In many ways, this is one of the most difficult Director’s Notes I’ve ever had to write. Suzan-Lori Parks is a writer of enormous talent and the first Black woman to win the MacArthur prize, also known as the genius grant. 

Her 2002 play, Topdog/Underdog, was a Pulitzer Prize winner, but it’s incredibly difficult to encapsulate a plot. I think a review from Entertainment Weekly put it best, “Demandingly smart, dark, and resonant, Park’s intense examination of who’s up/who’s down, her fascination with questions of black/white, older brother/younger brother, freedom/slavery, mythical past/reality present, is given sharp form.” 

And I would add, viciously funny.

finding play to fit actors’ needs

Honestly, I never would have had the hubris to take this play on if it were not for the two remarkable actors who are playing Booth and Lincoln. 

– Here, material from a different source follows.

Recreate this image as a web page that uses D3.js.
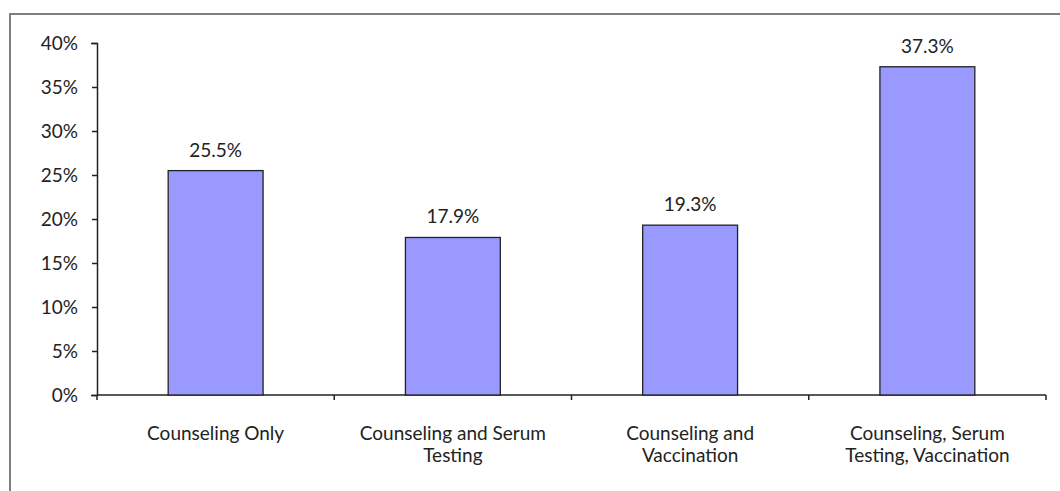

Tony McCarroll and Danny Reese came to me last summer and asked if I knew a play they could do. Both work at Parkview Mirro Center, a job which makes it almost impossible to do theater because of their schedules. 

So, they were wondering if I knew of a play for two Black men that we could work on slowly as their schedules permitted. I thought of Topdog/Underdog almost immediately.

It is a play I saw at the Oregon Shakespeare Festival shortly after it had its premiere in New York. I was drawn into its brilliance, but I also felt as though I only got a fraction of what was in the play. 

The great thing about directing a play is you get to hear it out loud some 30 or 40 times while you are rehearsing it. And this was a play I wanted to hear over and over to try to examine exactly what is in it. I have not been disappointed by this experience.

It’s a remarkable piece of work, and I hope it finds an audience in Fort Wayne, because it is the kind of serious, thought-provoking theater that speaks to our souls. 

I’m proud to have worked on this production, and I look forward to audiences wrestling with the ideas in this masterpiece the same way I have.